==== Stored data ====

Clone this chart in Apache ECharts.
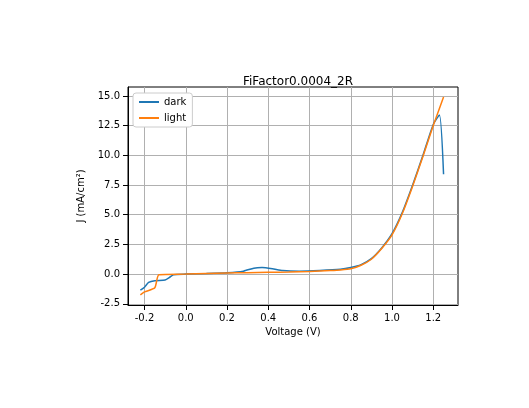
<!DOCTYPE html><html><head><meta charset="utf-8"><script src="https://cdn.jsdelivr.net/npm/echarts@6/dist/echarts.min.js"></script>
<style>body{margin:0}#c{width:529px;height:408px}</style></head><body><div id="c"></div><script>
const darkV=[-0.22,-0.2,-0.18,-0.15,-0.1,-0.08,-0.06,0,0.1,0.2,0.28,0.33,0.37,0.42,0.47,0.55,0.65,0.75,0.8,0.85,0.9,0.95,1.0,1.05,1.1,1.15,1.2,1.23,1.25];
const darkJ=[-1.35,-1.1,-0.7,-0.55,-0.5,-0.3,-0.05,0,0.05,0.12,0.25,0.5,0.55,0.45,0.3,0.25,0.3,0.4,0.55,0.8,1.3,2.2,3.4,5.2,7.5,10.0,12.6,13.4,8.4];
const lightV=[-0.22,-0.2,-0.15,-0.13,0,0.1,0.2,0.3,0.4,0.5,0.6,0.7,0.75,0.8,0.85,0.9,0.95,1.0,1.05,1.1,1.15,1.2,1.25];
const lightJ=[-1.75,-1.5,-1.15,-0.05,0,0.05,0.1,0.12,0.15,0.18,0.22,0.3,0.35,0.45,0.75,1.25,2.15,3.3,5.1,7.4,9.9,12.5,14.9];
const xTicks=[-0.2,0,0.2,0.4,0.6,0.8,1.0,1.2];
const yTicks=[-2.5,0,2.5,5,7.5,10,12.5,15];
const zip=(a,b)=>a.map((v,i)=>[v,b[i]]);
const font='DejaVu Sans';
const ax={axisLine:{show:true,onZero:false,lineStyle:{color:'#000'}},axisTick:{show:true,customValues:null,lineStyle:{color:'#000'}},splitLine:{show:true,lineStyle:{color:'#b0b0b0'}},nameLocation:'middle',nameTextStyle:{color:'#000',fontFamily:font,fontSize:10}};
const c=echarts.init(document.getElementById('c'));
c.setOption({animation:false,textStyle:{fontFamily:font},
title:{text:'FiFactor0.0004_2R',left:293,textAlign:'center',top:71,textStyle:{fontSize:12,fontWeight:'normal',color:'#000',fontFamily:font}},
legend:{left:133,top:93,orient:'vertical',itemWidth:20,itemHeight:2,itemGap:6,backgroundColor:'#fff',borderColor:'#ccc',borderWidth:1,borderRadius:3,padding:[4,6],textStyle:{fontSize:10,color:'#000',fontFamily:font},data:[{name:'dark',icon:'rect'},{name:'light',icon:'rect'}]},
grid:{left:128,right:71,top:87,bottom:103,show:true,borderColor:'#000',borderWidth:1},
xAxis:Object.assign({},ax,{type:'value',min:-0.28,max:1.32,name:'Voltage (V)',nameGap:22,axisTick:{customValues:xTicks,lineStyle:{color:'#000'}},axisLabel:{customValues:xTicks,formatter:v=>(+v).toFixed(1),color:'#000',fontSize:10,fontFamily:font},splitLine:{show:true,lineStyle:{color:'#b0b0b0'}}}),
yAxis:Object.assign({},ax,{type:'value',min:-2.6,max:15.75,name:'J (mA/cm²)',nameGap:36,axisTick:{customValues:yTicks,lineStyle:{color:'#000'}},axisLabel:{customValues:yTicks,formatter:v=>(+v).toFixed(1),color:'#000',fontSize:10,fontFamily:font},splitLine:{show:true,lineStyle:{color:'#b0b0b0'}}}),
series:[{name:'dark',type:'line',data:zip(darkV,darkJ),showSymbol:false,smooth:0.2,lineStyle:{width:1.5,color:'#1f77b4'},itemStyle:{color:'#1f77b4'}},
{name:'light',type:'line',data:zip(lightV,lightJ),showSymbol:false,smooth:0.2,lineStyle:{width:1.5,color:'#ff7f0e'},itemStyle:{color:'#ff7f0e'}}]});
</script></body></html>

====

* Stated goal: Without including any picture, repeat the data exactly.

* Reply to the exercise:
Clone this chart in Apache ECharts.
<!DOCTYPE html><html><head><meta charset="utf-8"><script src="https://cdn.jsdelivr.net/npm/echarts@6/dist/echarts.min.js"></script>
<style>body{margin:0}#c{width:529px;height:408px}</style></head><body><div id="c"></div><script>
const darkV=[-0.22,-0.2,-0.18,-0.15,-0.1,-0.08,-0.06,0,0.1,0.2,0.28,0.33,0.37,0.42,0.47,0.55,0.65,0.75,0.8,0.85,0.9,0.95,1.0,1.05,1.1,1.15,1.2,1.23,1.25];
const darkJ=[-1.35,-1.1,-0.7,-0.55,-0.5,-0.3,-0.05,0,0.05,0.12,0.25,0.5,0.55,0.45,0.3,0.25,0.3,0.4,0.55,0.8,1.3,2.2,3.4,5.2,7.5,10.0,12.6,13.4,8.4];
const lightV=[-0.22,-0.2,-0.15,-0.13,0,0.1,0.2,0.3,0.4,0.5,0.6,0.7,0.75,0.8,0.85,0.9,0.95,1.0,1.05,1.1,1.15,1.2,1.25];
const lightJ=[-1.75,-1.5,-1.15,-0.05,0,0.05,0.1,0.12,0.15,0.18,0.22,0.3,0.35,0.45,0.75,1.25,2.15,3.3,5.1,7.4,9.9,12.5,14.9];
const xTicks=[-0.2,0,0.2,0.4,0.6,0.8,1.0,1.2];
const yTicks=[-2.5,0,2.5,5,7.5,10,12.5,15];
const zip=(a,b)=>a.map((v,i)=>[v,b[i]]);
const font='DejaVu Sans';
const ax={axisLine:{show:true,onZero:false,lineStyle:{color:'#000'}},axisTick:{show:true,customValues:null,lineStyle:{color:'#000'}},splitLine:{show:true,lineStyle:{color:'#b0b0b0'}},nameLocation:'middle',nameTextStyle:{color:'#000',fontFamily:font,fontSize:10}};
const c=echarts.init(document.getElementById('c'));
c.setOption({animation:false,textStyle:{fontFamily:font},
title:{text:'FiFactor0.0004_2R',left:293,textAlign:'center',top:71,textStyle:{fontSize:12,fontWeight:'normal',color:'#000',fontFamily:font}},
legend:{left:133,top:93,orient:'vertical',itemWidth:20,itemHeight:2,itemGap:6,backgroundColor:'#fff',borderColor:'#ccc',borderWidth:1,borderRadius:3,padding:[4,6],textStyle:{fontSize:10,color:'#000',fontFamily:font},data:[{name:'dark',icon:'rect'},{name:'light',icon:'rect'}]},
grid:{left:128,right:71,top:87,bottom:103,show:true,borderColor:'#000',borderWidth:1},
xAxis:Object.assign({},ax,{type:'value',min:-0.28,max:1.32,name:'Voltage (V)',nameGap:22,axisTick:{customValues:xTicks,lineStyle:{color:'#000'}},axisLabel:{customValues:xTicks,formatter:v=>(+v).toFixed(1),color:'#000',fontSize:10,fontFamily:font},splitLine:{show:true,lineStyle:{color:'#b0b0b0'}}}),
yAxis:Object.assign({},ax,{type:'value',min:-2.6,max:15.75,name:'J (mA/cm²)',nameGap:36,axisTick:{customValues:yTicks,lineStyle:{color:'#000'}},axisLabel:{customValues:yTicks,formatter:v=>(+v).toFixed(1),color:'#000',fontSize:10,fontFamily:font},splitLine:{show:true,lineStyle:{color:'#b0b0b0'}}}),
series:[{name:'dark',type:'line',data:zip(darkV,darkJ),showSymbol:false,smooth:0.2,lineStyle:{width:1.5,color:'#1f77b4'},itemStyle:{color:'#1f77b4'}},
{name:'light',type:'line',data:zip(lightV,lightJ),showSymbol:false,smooth:0.2,lineStyle:{width:1.5,color:'#ff7f0e'},itemStyle:{color:'#ff7f0e'}}]});
</script></body></html>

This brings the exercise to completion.